Joy’s Law argued that, “It’s better to create an ecology that gets all the world’s smartest people toiling in your garden for your goals. If you rely solely on your own employees, you’ll never solve all your customers’ needs.”

A “smart” person, within this context, is someone with the capability, but not necessarily the willingness to work for someone else.

Many modern businesses face this essential problem: for any given activity, most of the relevant knowledge lies outside of one organization and the greatest challenge is to find ways to access that knowledge.

Companies recruit smart people in an attempt to create a “Scenius” environment to facilitate productivity and creative knowledge exchange to solve their problems. They acquire other companies to not have to reinvent the wheel and jumpstart their innovation. Coined by British musician Brian Eno, “Scenius” denotes the Communal Genius in which extreme creativity generated by groups of smart people. In his own words,

“Scenius stands for the intelligence and the intuition of a whole cultural scene. It is the communal form of the concept of the genius.”

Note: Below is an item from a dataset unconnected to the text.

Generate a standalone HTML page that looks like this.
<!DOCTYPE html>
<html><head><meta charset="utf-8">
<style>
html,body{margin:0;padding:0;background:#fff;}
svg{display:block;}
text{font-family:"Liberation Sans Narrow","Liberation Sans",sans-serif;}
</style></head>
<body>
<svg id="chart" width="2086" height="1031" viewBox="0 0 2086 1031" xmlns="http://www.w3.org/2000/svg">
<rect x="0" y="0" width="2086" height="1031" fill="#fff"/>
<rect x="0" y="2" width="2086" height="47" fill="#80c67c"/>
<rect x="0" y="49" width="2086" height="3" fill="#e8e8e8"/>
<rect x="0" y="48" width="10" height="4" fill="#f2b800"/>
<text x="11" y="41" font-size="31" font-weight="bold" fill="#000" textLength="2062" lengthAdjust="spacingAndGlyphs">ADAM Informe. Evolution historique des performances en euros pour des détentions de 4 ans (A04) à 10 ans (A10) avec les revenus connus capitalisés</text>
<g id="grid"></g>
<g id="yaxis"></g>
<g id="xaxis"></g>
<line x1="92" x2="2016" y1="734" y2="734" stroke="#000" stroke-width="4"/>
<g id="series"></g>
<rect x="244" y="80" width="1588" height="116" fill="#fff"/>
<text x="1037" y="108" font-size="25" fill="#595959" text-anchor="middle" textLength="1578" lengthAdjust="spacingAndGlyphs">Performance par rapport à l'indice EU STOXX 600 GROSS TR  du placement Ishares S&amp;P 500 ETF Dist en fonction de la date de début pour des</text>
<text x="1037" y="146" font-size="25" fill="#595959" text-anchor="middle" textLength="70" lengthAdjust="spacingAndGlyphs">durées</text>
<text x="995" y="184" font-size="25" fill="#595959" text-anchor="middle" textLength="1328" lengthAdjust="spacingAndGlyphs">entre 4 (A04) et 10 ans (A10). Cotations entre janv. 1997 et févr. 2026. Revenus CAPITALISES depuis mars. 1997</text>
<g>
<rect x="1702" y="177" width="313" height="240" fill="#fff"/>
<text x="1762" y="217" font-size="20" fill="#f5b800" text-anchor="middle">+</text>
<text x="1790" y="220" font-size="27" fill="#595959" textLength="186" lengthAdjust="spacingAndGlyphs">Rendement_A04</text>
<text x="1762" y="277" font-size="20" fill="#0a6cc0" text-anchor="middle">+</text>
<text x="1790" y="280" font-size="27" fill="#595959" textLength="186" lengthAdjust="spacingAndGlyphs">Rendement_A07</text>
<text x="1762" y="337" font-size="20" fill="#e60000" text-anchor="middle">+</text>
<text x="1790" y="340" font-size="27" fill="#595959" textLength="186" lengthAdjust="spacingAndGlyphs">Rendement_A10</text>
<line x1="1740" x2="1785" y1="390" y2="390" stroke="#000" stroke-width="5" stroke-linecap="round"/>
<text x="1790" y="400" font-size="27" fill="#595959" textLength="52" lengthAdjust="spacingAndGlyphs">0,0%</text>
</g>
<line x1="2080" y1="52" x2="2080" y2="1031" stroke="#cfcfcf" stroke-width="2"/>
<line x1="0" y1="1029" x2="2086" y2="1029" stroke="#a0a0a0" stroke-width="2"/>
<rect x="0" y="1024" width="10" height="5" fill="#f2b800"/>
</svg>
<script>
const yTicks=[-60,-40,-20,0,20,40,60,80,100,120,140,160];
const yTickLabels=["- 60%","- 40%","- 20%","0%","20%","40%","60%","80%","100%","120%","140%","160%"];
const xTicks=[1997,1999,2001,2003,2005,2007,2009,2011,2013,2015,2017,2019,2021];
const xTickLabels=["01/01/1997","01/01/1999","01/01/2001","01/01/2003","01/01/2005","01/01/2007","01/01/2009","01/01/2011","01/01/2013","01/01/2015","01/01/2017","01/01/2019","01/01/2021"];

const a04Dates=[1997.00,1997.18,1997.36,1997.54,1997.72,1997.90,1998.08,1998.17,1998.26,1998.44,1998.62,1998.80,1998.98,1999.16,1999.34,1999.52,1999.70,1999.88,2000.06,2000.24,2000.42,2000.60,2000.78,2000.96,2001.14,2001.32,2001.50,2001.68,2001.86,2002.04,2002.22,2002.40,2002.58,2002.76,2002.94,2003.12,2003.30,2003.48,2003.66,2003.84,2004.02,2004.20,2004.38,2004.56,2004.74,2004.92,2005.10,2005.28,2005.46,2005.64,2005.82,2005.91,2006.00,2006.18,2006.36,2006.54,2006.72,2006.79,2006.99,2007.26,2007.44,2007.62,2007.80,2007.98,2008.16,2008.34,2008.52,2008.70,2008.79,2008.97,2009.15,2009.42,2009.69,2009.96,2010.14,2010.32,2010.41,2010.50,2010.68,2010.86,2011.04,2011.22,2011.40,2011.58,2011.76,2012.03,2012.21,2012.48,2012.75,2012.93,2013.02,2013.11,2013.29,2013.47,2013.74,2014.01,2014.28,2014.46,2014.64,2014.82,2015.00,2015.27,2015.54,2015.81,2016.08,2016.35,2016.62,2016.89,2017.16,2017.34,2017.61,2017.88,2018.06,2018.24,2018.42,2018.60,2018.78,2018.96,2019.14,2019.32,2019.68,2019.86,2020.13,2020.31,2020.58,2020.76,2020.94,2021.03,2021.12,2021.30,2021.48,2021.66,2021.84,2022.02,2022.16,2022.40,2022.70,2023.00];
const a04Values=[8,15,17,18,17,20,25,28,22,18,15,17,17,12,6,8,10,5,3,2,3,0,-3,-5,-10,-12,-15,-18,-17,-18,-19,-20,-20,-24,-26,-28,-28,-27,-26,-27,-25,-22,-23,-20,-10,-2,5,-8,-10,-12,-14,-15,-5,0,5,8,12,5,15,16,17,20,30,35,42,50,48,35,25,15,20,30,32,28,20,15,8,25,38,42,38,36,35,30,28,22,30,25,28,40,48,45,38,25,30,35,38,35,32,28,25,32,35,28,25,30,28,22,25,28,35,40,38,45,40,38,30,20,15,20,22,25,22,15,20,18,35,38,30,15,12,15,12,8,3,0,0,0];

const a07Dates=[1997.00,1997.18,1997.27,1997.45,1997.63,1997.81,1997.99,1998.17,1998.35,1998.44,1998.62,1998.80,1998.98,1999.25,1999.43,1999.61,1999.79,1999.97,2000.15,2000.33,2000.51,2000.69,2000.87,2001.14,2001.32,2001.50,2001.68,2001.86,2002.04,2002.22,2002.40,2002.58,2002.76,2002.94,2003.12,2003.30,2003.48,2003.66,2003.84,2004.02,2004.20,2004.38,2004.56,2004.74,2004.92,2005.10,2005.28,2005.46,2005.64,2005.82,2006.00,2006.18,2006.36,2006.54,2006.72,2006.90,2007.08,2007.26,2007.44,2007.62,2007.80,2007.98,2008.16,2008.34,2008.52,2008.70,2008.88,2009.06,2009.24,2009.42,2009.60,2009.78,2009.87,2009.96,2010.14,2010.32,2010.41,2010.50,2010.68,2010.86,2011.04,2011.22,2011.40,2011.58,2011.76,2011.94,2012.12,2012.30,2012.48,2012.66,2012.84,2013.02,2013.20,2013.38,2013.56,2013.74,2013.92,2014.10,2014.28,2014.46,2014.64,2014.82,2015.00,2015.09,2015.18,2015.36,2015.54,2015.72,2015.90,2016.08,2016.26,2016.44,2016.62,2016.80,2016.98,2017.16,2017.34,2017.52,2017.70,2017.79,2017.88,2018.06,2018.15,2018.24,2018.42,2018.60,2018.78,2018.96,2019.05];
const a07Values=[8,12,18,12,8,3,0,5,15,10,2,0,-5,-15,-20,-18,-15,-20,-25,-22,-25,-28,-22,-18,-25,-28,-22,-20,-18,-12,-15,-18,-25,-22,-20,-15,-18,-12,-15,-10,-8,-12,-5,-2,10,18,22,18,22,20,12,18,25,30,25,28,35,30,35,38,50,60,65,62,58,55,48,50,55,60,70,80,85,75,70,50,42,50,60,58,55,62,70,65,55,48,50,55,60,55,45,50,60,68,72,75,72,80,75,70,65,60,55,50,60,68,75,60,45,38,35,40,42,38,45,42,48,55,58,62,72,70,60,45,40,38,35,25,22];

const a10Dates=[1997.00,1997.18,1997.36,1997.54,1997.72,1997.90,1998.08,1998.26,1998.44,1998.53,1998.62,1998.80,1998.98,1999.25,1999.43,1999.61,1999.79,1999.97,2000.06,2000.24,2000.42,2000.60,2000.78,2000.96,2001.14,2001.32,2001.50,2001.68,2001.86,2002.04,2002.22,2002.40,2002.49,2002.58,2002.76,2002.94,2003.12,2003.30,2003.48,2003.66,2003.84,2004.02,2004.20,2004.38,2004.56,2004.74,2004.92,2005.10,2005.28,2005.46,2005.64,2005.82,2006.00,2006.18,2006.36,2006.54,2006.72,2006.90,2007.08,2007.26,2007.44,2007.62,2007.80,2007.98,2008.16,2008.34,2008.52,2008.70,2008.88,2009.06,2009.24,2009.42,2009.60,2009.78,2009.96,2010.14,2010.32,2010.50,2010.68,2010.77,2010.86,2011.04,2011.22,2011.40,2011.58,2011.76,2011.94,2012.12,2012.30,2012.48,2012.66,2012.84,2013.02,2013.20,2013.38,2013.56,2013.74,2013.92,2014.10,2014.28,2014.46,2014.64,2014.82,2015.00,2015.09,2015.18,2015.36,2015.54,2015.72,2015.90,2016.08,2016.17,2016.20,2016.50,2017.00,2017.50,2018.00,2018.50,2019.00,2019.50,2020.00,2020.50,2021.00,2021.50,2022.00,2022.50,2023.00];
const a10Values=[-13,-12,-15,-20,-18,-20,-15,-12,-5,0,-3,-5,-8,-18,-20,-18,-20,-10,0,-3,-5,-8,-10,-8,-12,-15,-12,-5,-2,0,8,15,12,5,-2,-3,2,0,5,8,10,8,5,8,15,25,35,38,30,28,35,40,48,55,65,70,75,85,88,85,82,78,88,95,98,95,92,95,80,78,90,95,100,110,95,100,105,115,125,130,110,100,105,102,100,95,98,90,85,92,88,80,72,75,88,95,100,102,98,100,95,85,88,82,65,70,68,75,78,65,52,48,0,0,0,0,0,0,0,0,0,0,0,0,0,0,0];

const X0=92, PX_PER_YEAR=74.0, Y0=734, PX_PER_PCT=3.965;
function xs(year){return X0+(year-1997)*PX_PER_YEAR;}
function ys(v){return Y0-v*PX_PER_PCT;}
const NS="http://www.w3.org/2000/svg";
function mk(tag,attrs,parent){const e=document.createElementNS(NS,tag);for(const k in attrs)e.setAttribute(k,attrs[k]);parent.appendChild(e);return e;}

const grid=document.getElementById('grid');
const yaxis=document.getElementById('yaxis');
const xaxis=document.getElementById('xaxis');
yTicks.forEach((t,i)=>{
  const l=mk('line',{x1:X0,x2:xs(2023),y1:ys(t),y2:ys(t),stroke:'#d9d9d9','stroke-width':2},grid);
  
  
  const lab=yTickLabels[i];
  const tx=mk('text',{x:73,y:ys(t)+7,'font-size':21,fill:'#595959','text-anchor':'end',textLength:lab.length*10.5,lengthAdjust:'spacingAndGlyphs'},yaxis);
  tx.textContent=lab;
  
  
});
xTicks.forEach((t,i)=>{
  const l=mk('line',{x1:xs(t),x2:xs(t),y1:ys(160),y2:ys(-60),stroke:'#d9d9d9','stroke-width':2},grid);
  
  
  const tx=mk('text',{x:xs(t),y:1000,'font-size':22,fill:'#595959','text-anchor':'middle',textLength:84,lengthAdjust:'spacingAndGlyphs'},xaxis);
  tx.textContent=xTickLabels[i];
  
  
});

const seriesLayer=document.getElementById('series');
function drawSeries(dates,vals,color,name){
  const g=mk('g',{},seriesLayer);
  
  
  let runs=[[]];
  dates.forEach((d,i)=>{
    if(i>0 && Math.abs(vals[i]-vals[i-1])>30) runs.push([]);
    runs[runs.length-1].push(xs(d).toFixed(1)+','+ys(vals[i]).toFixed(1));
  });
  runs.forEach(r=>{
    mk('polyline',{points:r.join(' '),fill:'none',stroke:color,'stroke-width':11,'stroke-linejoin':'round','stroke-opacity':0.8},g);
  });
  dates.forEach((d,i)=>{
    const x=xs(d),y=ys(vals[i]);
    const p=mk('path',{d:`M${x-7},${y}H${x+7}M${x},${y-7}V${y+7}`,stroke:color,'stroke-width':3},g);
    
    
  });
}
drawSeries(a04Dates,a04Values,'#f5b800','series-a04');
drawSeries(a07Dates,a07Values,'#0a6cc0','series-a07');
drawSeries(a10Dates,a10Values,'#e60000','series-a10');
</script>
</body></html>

Brian Eno, British musician

Individuals immersed in a productive scenius will blossom and produce their best work. When buoyed by scenius, you find and act upon your inner genius. Your like-minded peers and the entire environment inspire you. At the cross sections of multiple industries, innovation is birthed.

How does a Scenius work? Economist and philosopher Friedrich Hayek observed “knowledge is unevenly distributed.” Rational economic order is impossible because all the knowledge that exists cannot be aggregated. Knowledge is contained in “dispersed bits of incomplete and frequently contradictory knowledge which all the separate individuals possess.” When smart people come together to work for someone else, it is altogether natural to breed innovation in such settings.

Eric von Hippel, a professor of technological innovation in the MIT Sloan School of Management, highlights the “stickiness” or cost of acquiring and transferring knowledge from one place to another in a form that’s usable and understandable for someone else. When the company creates documentation and uses acronyms, this makes the knowledge transfer cost low amongst their employees, affording information stickiness to be low. But first, companies must be able to obtain smart people.

When Joy says that most of the smart people work for someone else, it is not because companies are hiring dumb people. It is not because employees in any given company are not smart. It is because of the nature of knowledge – getting hold of it is tough. It is unevenly distributed and sticky- there will always be smarter people out there that you could have to propel innovation forward.

The best bet is attracting the right kind of smart people for your business. The best basketball player may not make the best coach. The best engineer may not make the best computer science professor. The best engineers at Zillow may not make the best engineers at DeepMind.

Discerning such is the most difficult task of all.